For Montana anglers, Wyoming fishing is a different ballgame in one very profound way: on private property anglers cannot wade in the river, on the shore or even drop anchor from a boat without landowner permission. In Montana, the river banks to the high water mark and stream bottoms are public property.
Luckily, there are several public fishing access sites owned by the state around Thermopolis that make it easier for waders to fish. Anglers are also a common site in town and along the shores of the popular Hot Springs State Park, known for its hot mineral pools.

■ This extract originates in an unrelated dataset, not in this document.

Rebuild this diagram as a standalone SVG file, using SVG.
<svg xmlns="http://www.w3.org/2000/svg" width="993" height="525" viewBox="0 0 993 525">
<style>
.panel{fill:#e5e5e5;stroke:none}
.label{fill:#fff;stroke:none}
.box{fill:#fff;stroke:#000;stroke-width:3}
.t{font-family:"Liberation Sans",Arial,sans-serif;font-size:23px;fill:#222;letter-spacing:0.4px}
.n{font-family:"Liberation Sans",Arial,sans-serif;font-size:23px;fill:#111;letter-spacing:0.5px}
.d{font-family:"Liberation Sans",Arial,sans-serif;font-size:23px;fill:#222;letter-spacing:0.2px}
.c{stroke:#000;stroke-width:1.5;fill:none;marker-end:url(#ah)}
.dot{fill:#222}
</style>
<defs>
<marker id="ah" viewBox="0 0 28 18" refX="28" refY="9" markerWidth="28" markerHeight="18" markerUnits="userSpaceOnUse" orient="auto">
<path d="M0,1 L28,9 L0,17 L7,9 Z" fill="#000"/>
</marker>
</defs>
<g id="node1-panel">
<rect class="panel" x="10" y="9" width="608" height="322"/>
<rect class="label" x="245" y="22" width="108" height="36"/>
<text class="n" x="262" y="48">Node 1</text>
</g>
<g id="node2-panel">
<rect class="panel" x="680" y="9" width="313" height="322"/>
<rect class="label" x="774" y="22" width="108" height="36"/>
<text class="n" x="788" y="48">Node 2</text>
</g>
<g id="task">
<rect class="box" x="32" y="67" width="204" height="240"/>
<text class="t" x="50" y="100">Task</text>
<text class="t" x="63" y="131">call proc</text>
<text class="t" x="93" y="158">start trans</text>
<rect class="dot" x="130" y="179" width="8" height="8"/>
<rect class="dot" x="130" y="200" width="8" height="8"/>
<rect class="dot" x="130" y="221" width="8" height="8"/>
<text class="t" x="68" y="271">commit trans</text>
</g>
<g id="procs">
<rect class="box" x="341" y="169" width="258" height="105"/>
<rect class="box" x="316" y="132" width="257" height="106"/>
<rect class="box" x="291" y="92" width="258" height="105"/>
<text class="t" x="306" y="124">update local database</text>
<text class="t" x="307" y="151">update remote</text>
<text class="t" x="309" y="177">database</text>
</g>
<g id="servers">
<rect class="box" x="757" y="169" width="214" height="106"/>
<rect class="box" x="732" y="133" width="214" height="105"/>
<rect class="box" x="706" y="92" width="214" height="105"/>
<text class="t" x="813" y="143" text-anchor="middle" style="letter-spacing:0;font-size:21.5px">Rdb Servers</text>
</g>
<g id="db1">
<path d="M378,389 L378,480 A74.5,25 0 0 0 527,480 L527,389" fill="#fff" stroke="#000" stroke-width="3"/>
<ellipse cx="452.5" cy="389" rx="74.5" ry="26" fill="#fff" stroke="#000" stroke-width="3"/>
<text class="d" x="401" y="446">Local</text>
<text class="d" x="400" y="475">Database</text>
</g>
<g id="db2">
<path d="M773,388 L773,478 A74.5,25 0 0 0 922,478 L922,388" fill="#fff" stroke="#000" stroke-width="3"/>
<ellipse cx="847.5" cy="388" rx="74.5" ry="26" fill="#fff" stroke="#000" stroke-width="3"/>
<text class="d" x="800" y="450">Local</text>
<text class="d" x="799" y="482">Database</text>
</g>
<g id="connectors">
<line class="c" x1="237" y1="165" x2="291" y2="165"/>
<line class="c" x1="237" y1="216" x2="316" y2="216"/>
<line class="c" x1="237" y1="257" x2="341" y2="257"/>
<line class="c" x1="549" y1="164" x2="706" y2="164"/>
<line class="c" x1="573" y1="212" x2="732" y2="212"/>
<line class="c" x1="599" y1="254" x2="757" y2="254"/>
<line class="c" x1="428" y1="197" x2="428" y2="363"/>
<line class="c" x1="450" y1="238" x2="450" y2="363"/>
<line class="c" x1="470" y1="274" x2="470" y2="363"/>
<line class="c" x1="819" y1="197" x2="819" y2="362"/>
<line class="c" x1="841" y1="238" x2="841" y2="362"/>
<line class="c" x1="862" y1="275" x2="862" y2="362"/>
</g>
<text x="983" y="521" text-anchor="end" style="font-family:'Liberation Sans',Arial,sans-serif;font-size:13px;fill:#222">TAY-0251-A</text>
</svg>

Anglers can also fish the Wind River Canyon, which is part of the Wind River Reservation, if they purchase a tribal fishing permit. The reservation boundary ends just below Boysen Dam. There are two public campgrounds — Upper and Lower Wind River campgrounds — which provide public access to that upper portion of the river, as well, where anglers don’t need a tribal permit.
Tying one on
At this time of the year, when rainbow trout are spawning, Collins said he was tying on “anything you can think of that will drive them nuts, or something they haven’t seen before.” He displayed a wide variety of tiny nymphs in his tackle box, colorful beadheads in small sizes — 18 to 20.
Eisfeldt’s crew had tried everything — from dry flies like small baetis to woolly buggers and nymphs.

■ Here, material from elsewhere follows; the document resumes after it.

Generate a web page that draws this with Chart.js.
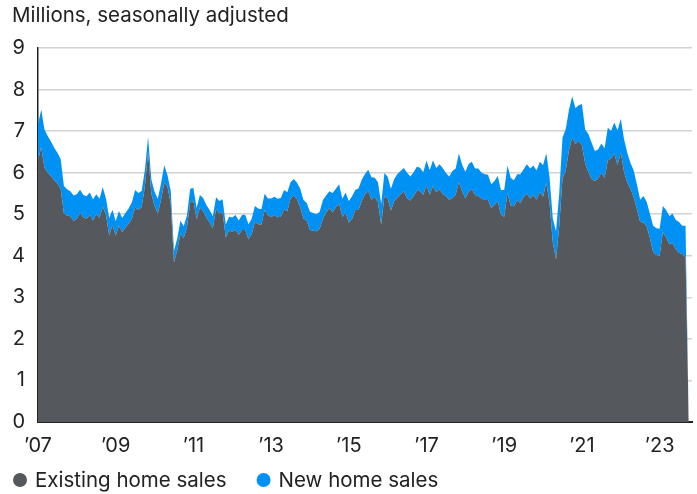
<!DOCTYPE html>
<html lang="en">
<head>
  <meta charset="UTF-8" />
  <title>Home sales</title>
  <script src="https://cdn.jsdelivr.net/npm/chart.js"></script>
  <style>
    html, body { margin: 0; padding: 0; background: #fff; }
    #wrap { width: 697px; height: 494px; }
  </style>
</head>
<body>
<div id="wrap"><canvas id="salesChart"></canvas></div>
<script>
  const startYear = 2007;
  const tickLabels = ['’07', '’09', '’11', '’13', '’15', '’17', '’19', '’21', '’23'];
  const seriesNames = ['Existing home sales', 'New home sales'];
  const seriesColors = ['#55595d', '#0091f5'];
  const textColor = '#222';
  const fontFamily = 'Inter, "Liberation Sans", sans-serif';

  // millions, monthly, Jan 2007 .. Oct 2023
  const existingSales = [
    6.30, 6.62, 6.12, 6.00, 5.92, 5.82, 5.74, 5.62, 5.02, 4.97, 4.95, 4.84, // 2007
    4.89, 5.03, 4.93, 4.89, 4.99, 4.85, 5.00, 4.91, 5.18, 4.98, 4.49, 4.74, // 2008
    4.49, 4.72, 4.57, 4.68, 4.77, 4.89, 5.16, 5.10, 5.17, 5.66, 6.50, 5.50, // 2009
    5.20, 5.02, 5.35, 5.76, 5.66, 5.26, 3.84, 4.13, 4.53, 4.43, 4.68, 5.28, // 2010
    5.32, 4.88, 5.16, 5.08, 4.92, 4.80, 4.66, 5.12, 5.02, 5.05, 4.44, 4.61, // 2011
    4.58, 4.62, 4.50, 4.62, 4.62, 4.40, 4.52, 4.82, 4.76, 4.75, 5.10, 4.98, // 2012
    4.93, 4.98, 4.93, 4.94, 5.12, 5.07, 5.38, 5.45, 5.36, 5.17, 4.90, 4.84, // 2013
    4.62, 4.60, 4.59, 4.65, 4.89, 5.04, 5.15, 5.05, 5.17, 5.26, 4.93, 5.04, // 2014
    4.80, 4.89, 5.10, 5.10, 5.32, 5.48, 5.55, 5.35, 5.42, 5.28, 4.75, 5.44, // 2015
    5.38, 5.09, 5.31, 5.40, 5.48, 5.55, 5.38, 5.33, 5.44, 5.57, 5.55, 5.47, // 2016
    5.69, 5.47, 5.68, 5.53, 5.60, 5.49, 5.43, 5.35, 5.39, 5.47, 5.77, 5.55, // 2017
    5.38, 5.54, 5.60, 5.46, 5.43, 5.38, 5.34, 5.34, 5.15, 5.22, 5.32, 4.99, // 2018
    4.94, 5.51, 5.21, 5.19, 5.34, 5.27, 5.42, 5.49, 5.38, 5.46, 5.35, 5.54, // 2019
    5.42, 5.76, 5.27, 4.33, 3.91, 4.72, 5.86, 6.05, 6.54, 6.85, 6.69, 6.76, // 2020
    6.66, 6.22, 6.01, 5.85, 5.80, 5.86, 5.99, 5.88, 6.29, 6.34, 6.46, 6.18, // 2021
    6.49, 6.02, 5.77, 5.61, 5.41, 5.12, 4.81, 4.80, 4.71, 4.43, 4.09, 4.02, // 2022
    4.00, 4.58, 4.44, 4.28, 4.30, 4.16, 4.07, 4.04, 3.96, 0                 // 2023
  ];

  const newSales = [
    0.86, 0.90, 0.92, 0.88, 0.83, 0.78, 0.74, 0.71, 0.66, 0.63, 0.60, 0.61, // 2007
    0.59, 0.56, 0.53, 0.54, 0.53, 0.51, 0.48, 0.46, 0.47, 0.40, 0.42, 0.37, // 2008
    0.34, 0.36, 0.34, 0.35, 0.37, 0.40, 0.42, 0.41, 0.39, 0.40, 0.36, 0.34, // 2009
    0.34, 0.35, 0.39, 0.42, 0.28, 0.30, 0.28, 0.28, 0.31, 0.28, 0.29, 0.33, // 2010
    0.31, 0.27, 0.30, 0.31, 0.30, 0.30, 0.29, 0.29, 0.30, 0.31, 0.31, 0.33, // 2011
    0.34, 0.36, 0.35, 0.36, 0.37, 0.36, 0.37, 0.38, 0.38, 0.37, 0.39, 0.40, // 2012
    0.45, 0.44, 0.44, 0.45, 0.46, 0.46, 0.39, 0.40, 0.40, 0.44, 0.44, 0.43, // 2013
    0.44, 0.43, 0.41, 0.41, 0.45, 0.41, 0.40, 0.46, 0.44, 0.46, 0.44, 0.48, // 2014
    0.52, 0.54, 0.48, 0.52, 0.51, 0.49, 0.52, 0.54, 0.46, 0.49, 0.50, 0.55, // 2015
    0.52, 0.52, 0.53, 0.57, 0.56, 0.56, 0.62, 0.58, 0.57, 0.57, 0.57, 0.54, // 2016
    0.60, 0.59, 0.62, 0.58, 0.60, 0.62, 0.56, 0.56, 0.65, 0.63, 0.69, 0.64, // 2017
    0.64, 0.67, 0.66, 0.64, 0.67, 0.62, 0.62, 0.61, 0.57, 0.58, 0.60, 0.59, // 2018
    0.64, 0.66, 0.67, 0.63, 0.62, 0.69, 0.66, 0.71, 0.72, 0.71, 0.70, 0.72, // 2019
    0.76, 0.71, 0.62, 0.57, 0.68, 0.79, 0.98, 1.00, 0.97, 0.99, 0.86, 0.86, // 2020
    0.99, 0.82, 0.92, 0.87, 0.72, 0.70, 0.71, 0.71, 0.79, 0.66, 0.75, 0.84, // 2021
    0.81, 0.79, 0.71, 0.62, 0.64, 0.59, 0.54, 0.64, 0.59, 0.58, 0.63, 0.64, // 2022
    0.65, 0.62, 0.66, 0.68, 0.71, 0.70, 0.74, 0.68, 0.76, 0                 // 2023
  ];

  // one label per month, plus one empty month so the axis runs past the last point
  const months = [];
  for (let i = 0; i <= existingSales.length; i++) {
    const yr = startYear + Math.floor(i / 12);
    months.push(yr + '-' + String(i % 12 + 1).padStart(2, '0'));
  }

  // legend drawn under the axis: dot + label, left to right
  const bottomLegend = {
    id: 'bottomLegend',
    afterDraw(chart) {
      const ctx = chart.ctx;
      const r = 7, y = 480;
      let x = 13;
      ctx.save();
      ctx.font = '20.5px ' + fontFamily;
      ctx.textBaseline = 'middle';
      chart.data.datasets.forEach(ds => {
        ctx.fillStyle = ds.backgroundColor;
        ctx.beginPath();
        ctx.arc(x + r, y, r, 0, Math.PI * 2);
        ctx.fill();
        ctx.fillStyle = textColor;
        ctx.fillText(ds.label, x + 2 * r + 8, y + 1);
        x += 2 * r + 8 + ctx.measureText(ds.label).width + 30;
      });
      ctx.restore();
    }
  };

  const ctx = document.getElementById('salesChart').getContext('2d');
  new Chart(ctx, {
    type: 'line',
    data: {
      labels: months,
      datasets: [
        {
          label: seriesNames[0],
          data: existingSales,
          backgroundColor: seriesColors[0],
          borderColor: seriesColors[0],
          borderWidth: 0,
          pointRadius: 0,
          fill: 'origin',
          tension: 0
        },
        {
          label: seriesNames[1],
          data: newSales,
          backgroundColor: seriesColors[1],
          borderColor: seriesColors[1],
          borderWidth: 0,
          pointRadius: 0,
          fill: '-1',
          tension: 0
        }
      ]
    },
    options: {
      responsive: true,
      maintainAspectRatio: false,
      animation: false,
      layout: { padding: { left: 12, right: 5, top: 0, bottom: 36 } },
      plugins: {
        legend: { display: false },
        tooltip: { enabled: false },
        title: {
          display: true,
          text: 'Millions, seasonally adjusted',
          align: 'start',
          color: textColor,
          font: { family: fontFamily, size: 20.5, weight: 'normal', lineHeight: 1.2 },
          padding: { top: 4, bottom: 19.4 }
        }
      },
      scales: {
        x: {
          type: 'category',
          offset: false,
          grid: { display: false, drawTicks: false },
          border: { display: true, color: '#222', width: 2 },
          ticks: {
            autoSkip: false,
            maxRotation: 0,
            padding: 12,
            color: textColor,
            font: { family: fontFamily, size: 20 },
            callback: (val, i) => (i % 24 === 0 ? tickLabels[i / 24] : null)
          },
          afterFit: s => { s.height = 36; }
        },
        y: {
          stacked: true,
          min: 0,
          max: 9,
          grid: { color: '#d2d2d2', lineWidth: 1.5, drawTicks: false },
          border: { display: true, color: '#222', width: 1.5 },
          ticks: {
            stepSize: 1,
            padding: 13,
            color: textColor,
            font: { family: fontFamily, size: 20 }
          },
          afterFit: s => { s.width = 26; }
        }
      }
    },
    plugins: [bottomLegend]
  });
</script>
</body>
</html>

“The fish are 16 to 17 inches on average, although we hooked and lost much larger ones,” Cole said. “Usually there are one or two big ones that snapped me off.”
The best spring fishing was on the cloudy, stormy days, Eisfeldt said. Those dimmer days also were more productive for brown trout, Collins added.
“The browns aren’t touching anything until after 4 in the afternoon, or early in the morning,” Collins said.
One other thing he noted: if the wind is blowing in the canyon it’s usually calm downstream from the canyon, and vice versa.
Before going back to Maine, Cole had one last goal in mind.
“I’m fishing for the elusive cutt,” he said.
So far the native fish had eluded him, but he was hoping his last day at Wedding of the Waters would hitch him up to a fat Snake River cutthroat trout. He wanted to capture his catch on video so the movie could sustain him after returning to snowbound Maine.
And if not, he would still enjoy the sunshine, the view of the Owl Creek Mountains and the call of blackbirds from the surrounding brush as he watched and waited for a trout to rise on a smooth stretch of the Bighorn River.